-- Given instruction --
Write again exactly the lines in the listing below, starting at the line with "Rebuild this chart" and ending at the line with "2.059, 2.213, 1.905];", both included. Pictures are not copied.

— Begin Supplied records —

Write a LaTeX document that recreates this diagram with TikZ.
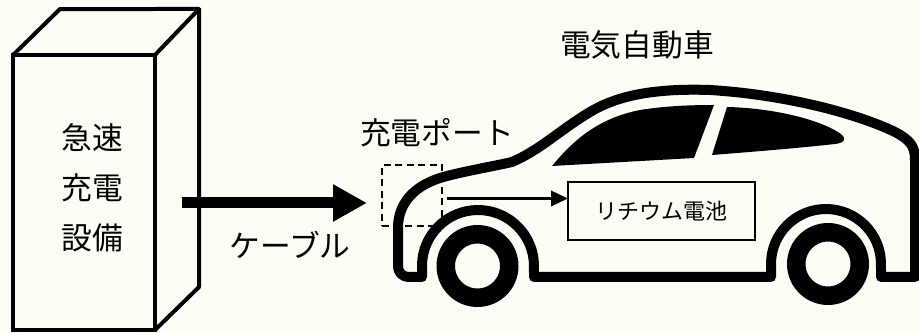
\documentclass[tikz,border=0pt]{standalone}
\usepackage{fontspec}
\setmainfont{Noto Sans CJK JP}
\usetikzlibrary{arrows.meta}
\definecolor{paper}{RGB}{253,253,246}

\begin{document}
\begin{tikzpicture}[x=0.02cm,y=-0.02cm,
  jp/.style={font=\fontsize{17.5}{28.4}\selectfont},
  body/.style={line width=0.2cm,line join=round},
  wheel/.style={line width=0.37cm}]
  \fill[paper] (0,0) rectangle (919,333);
  \useasboundingbox (0,0) rectangle (919,333);
  % charger unit
  \node[draw,line width=0.08cm,outer sep=0,minimum width=2.84cm,minimum height=5.5cm] (unit) at (84,192.5) {};
  \draw[line width=0.08cm,line join=round] (unit.north west) -- ++(47,-46) -- (199,9) -- (unit.north east) (199,9) -- (199,287) -- (unit.south east);
  \node[jp,align=center] (unitlabel) at (92,188) {急速\\充電\\設備};
  % cable
  \coordinate (cablefrom) at (182,203);
  \coordinate (cableto) at (367,203);
  \draw[line width=0.22cm,-{Triangle[length=0.68cm,width=0.7cm]}] (cablefrom) -- (cableto);
  \node[jp] (cable) at (290,245) {ケーブル};
  % port
  \node[draw,dash pattern=on 0.14cm off 0.09cm,line width=0.04cm,outer sep=0,minimum width=1.2cm,minimum height=1.22cm] (port) at (412,195.5) {};
  \node[jp] (portlabel) at (437,133) {充電ポート};
  % car
  \draw[body] (512,162) .. controls (490,167) and (460,172) .. (440,178)
    .. controls (412,187) and (398,205) .. (398,228) -- (398,265)
    .. controls (398,273) and (402,277) .. (410,277) -- (422,277) -- (422,266)
    arc[start angle=180,end angle=0,radius=1.12cm] -- (534,277) -- (771,277) -- (771,264)
    arc[start angle=180,end angle=0,radius=1.1cm] -- (881,277) -- (915,277) -- (915,160)
    .. controls (915,146) and (910,140) .. (895,132)
    .. controls (860,115) and (790,95) .. (710,90)
    .. controls (650,88) and (615,97) .. (590,112)
    .. controls (560,130) and (540,150) .. (512,162) -- cycle;
  \fill (552,166) .. controls (575,138) and (600,118) .. (640,110) .. controls (665,106) and (690,105) .. (714,105) -- (694,158) -- cycle;
  \fill (712,155) -- (727,107) .. controls (770,108) and (815,118) .. (838,132) .. controls (848,138) and (845,143) .. (835,144) .. controls (800,148) and (750,152) .. (712,155) -- cycle;
  \draw[wheel] (477.5,266) circle[radius=0.635cm];
  \draw[wheel] (828,264) circle[radius=0.635cm];
  \node[jp] (ev) at (637,45) {電気自動車};
  % battery
  \node[draw,line width=0.04cm,outer sep=0,minimum width=3.74cm,minimum height=1.16cm,font=\fontsize{12.5}{15}\selectfont] (battery) at (661.5,211) {リチウム電池};
  \coordinate (portout) at (447,198.5);
  \draw[line width=0.07cm,-{Triangle[length=0.34cm,width=0.3cm]}] (portout) -- (portout -| battery.west);
\end{tikzpicture}
\end{document}
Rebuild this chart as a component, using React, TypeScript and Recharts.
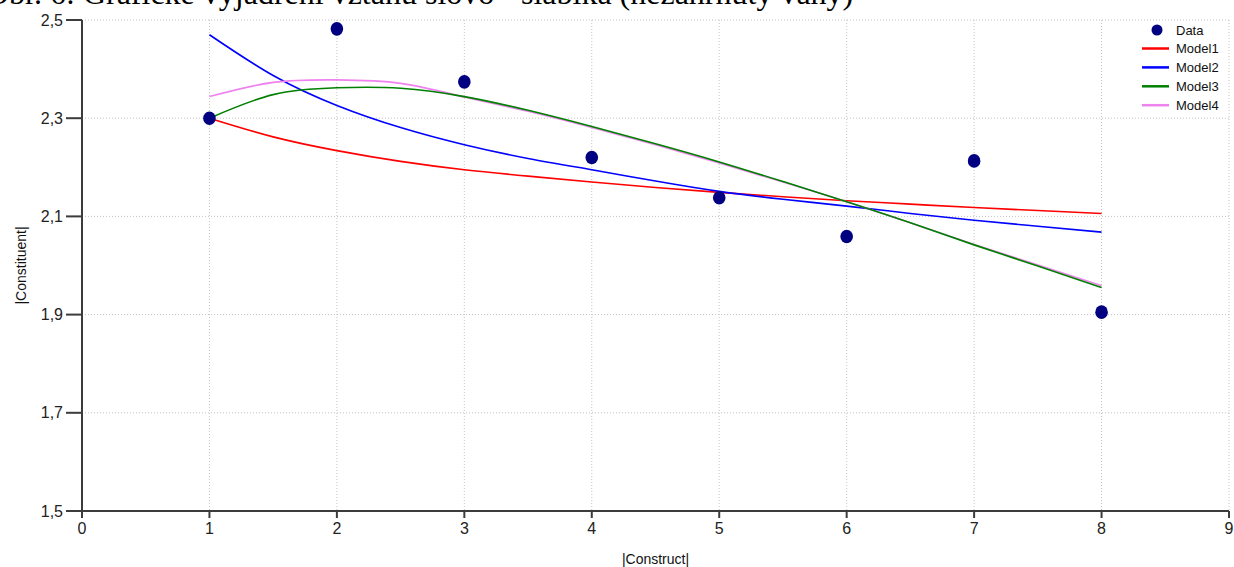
import {
  ComposedChart,
  Scatter,
  Line,
  XAxis,
  YAxis,
  CartesianGrid,
} from 'recharts';

// measured points
const dataX = [1, 2, 3, 4, 5, 6, 7, 8];
const dataY = [2.3, 2.482, 2.374, 2.22, 2.138, 2.059, 2.213, 1.905];

// fitted model curves, sampled every half step
const modelX = [1, 1.5, 2, 2.5, 3, 3.5, 4, 4.5, 5, 5.5, 6, 6.5, 7, 7.5, 8];
const model1 = [2.3, 2.262, 2.234, 2.212, 2.195, 2.182, 2.17, 2.159, 2.149, 2.14, 2.132, 2.125, 2.118, 2.112, 2.106];
const model2 = [2.47, 2.387, 2.326, 2.281, 2.246, 2.218, 2.195, 2.172, 2.151, 2.135, 2.121, 2.106, 2.092, 2.08, 2.068];
const model3 = [2.3, 2.348, 2.362, 2.361, 2.344, 2.316, 2.283, 2.248, 2.211, 2.171, 2.13, 2.087, 2.042, 1.999, 1.955];
const model4 = [2.344, 2.373, 2.378, 2.371, 2.343, 2.314, 2.281, 2.246, 2.209, 2.17, 2.13, 2.087, 2.043, 2.001, 1.959];

const xTicks = [0, 1, 2, 3, 4, 5, 6, 7, 8, 9];
const yTicks = [1.5, 1.7, 1.9, 2.1, 2.3, 2.5];

const title = 'Obr. 6: Grafické vyjádření vztahu slovo - slabika (nezahrnuty váhy)';

const DOT = '#000080';
const models = [
  { name: 'Model1', values: model1, color: '#ff0000' },
  { name: 'Model2', values: model2, color: '#0000ff' },
  { name: 'Model3', values: model3, color: '#008000' },
  { name: 'Model4', values: model4, color: '#ee82ee' },
];

const points = dataX.map((x, i) => ({ x, y: dataY[i] }));
const curve = (vals: number[]) => modelX.map((x, i) => ({ x, y: vals[i] }));

const FONT = '"Liberation Sans", Arial, sans-serif';
const tickStyle = { fontSize: 16, fill: '#222', fontFamily: FONT };

// legend drawn in the top right corner of the plot, over the grid
function LegendBox() {
  return (
    <svg
      width={124}
      height={100}
      style={{ position: 'absolute', left: 1110, top: 20, fontFamily: FONT, pointerEvents: 'none' }}
    >
      <circle cx={47} cy={10} r={5.5} fill={DOT} />
      <text x={66} y={10} fontSize={13} fill="#111" dominantBaseline="central">
        Data
      </text>
      {models.map((m, i) => {
        const y = 28.5 + i * 18.9;
        return (
          <g key={m.name}>
            <line x1={32} x2={59} y1={y} y2={y} stroke={m.color} strokeWidth={2.5} />
            <text x={66} y={y} fontSize={13} fill="#111" dominantBaseline="central">
              {m.name}
            </text>
          </g>
        );
      })}
    </svg>
  );
}

export default function App() {
  // draw Model4 under Model3
  const drawOrder = [models[0], models[1], models[3], models[2]];
  return (
    <div style={{ position: 'absolute', left: 0, top: 0, width: 1234, height: 567, background: '#fff' }}>
      <ComposedChart width={1234} height={567} margin={{ top: 20, right: 5, bottom: 0, left: 0 }}>
        <CartesianGrid stroke="#c4c4c4" strokeDasharray="1 2" />
        <XAxis
          type="number"
          dataKey="x"
          domain={[0, 9]}
          ticks={xTicks}
          interval={0}
          height={56}
          tickSize={7}
          tickMargin={5}
          tick={tickStyle}
          axisLine={{ stroke: '#3c3c3c', strokeWidth: 2 }}
          tickLine={{ stroke: '#3c3c3c', strokeWidth: 2 }}
          label={{
            value: '|Construct|',
            position: 'insideBottom',
            offset: 3,
            style: { fontSize: 14, fill: '#111', fontFamily: FONT },
          }}
        />
        <YAxis
          type="number"
          domain={[1.5, 2.5]}
          ticks={yTicks}
          interval={0}
          width={82}
          tickSize={16}
          tickMargin={3}
          tick={tickStyle}
          tickFormatter={(v: number) => v.toFixed(1).replace('.', ',')}
          axisLine={{ stroke: '#3c3c3c', strokeWidth: 2 }}
          tickLine={{ stroke: '#3c3c3c', strokeWidth: 2 }}
          label={{
            position: 'insideLeft',
            content: (p: any) => {
              const vb = p.viewBox || { y: 20, height: 491 };
              const cy = vb.y + vb.height / 2;
              return (
                <text
                  x={21}
                  y={cy}
                  transform={`rotate(-90 21 ${cy})`}
                  textAnchor="middle"
                  dominantBaseline="central"
                  fontSize={14}
                  fill="#111"
                  fontFamily={FONT}
                >
                  |Constituent|
                </text>
              );
            },
          }}
        />
        <Scatter
          name="Data"
          data={points}
          dataKey="y"
          fill={DOT}
          isAnimationActive={false}
          shape={(p: any) => <ellipse cx={p.cx} cy={p.cy} rx={6.3} ry={6.8} fill={DOT} />}
        />
        {drawOrder.map((m) => (
          <Line
            key={m.name}
            name={m.name}
            data={curve(m.values)}
            dataKey="y"
            type="natural"
            stroke={m.color}
            strokeWidth={1.6}
            dot={false}
            activeDot={false}
            isAnimationActive={false}
          />
        ))}
      </ComposedChart>
      <LegendBox />
      <svg
        width={1234}
        height={30}
        style={{ position: 'absolute', left: 0, top: 0, pointerEvents: 'none' }}
      >
        <text x={-14} y={4} fontSize={32} fill="#000" fontFamily='"Liberation Serif", "Times New Roman", serif'>
          {title}
        </text>
      </svg>
    </div>
  );
}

— End Supplied records —

-- Task result --
Rebuild this chart as a component, using React, TypeScript and Recharts.
import {
  ComposedChart,
  Scatter,
  Line,
  XAxis,
  YAxis,
  CartesianGrid,
} from 'recharts';

// measured points
const dataX = [1, 2, 3, 4, 5, 6, 7, 8];
const dataY = [2.3, 2.482, 2.374, 2.22, 2.138, 2.059, 2.213, 1.905];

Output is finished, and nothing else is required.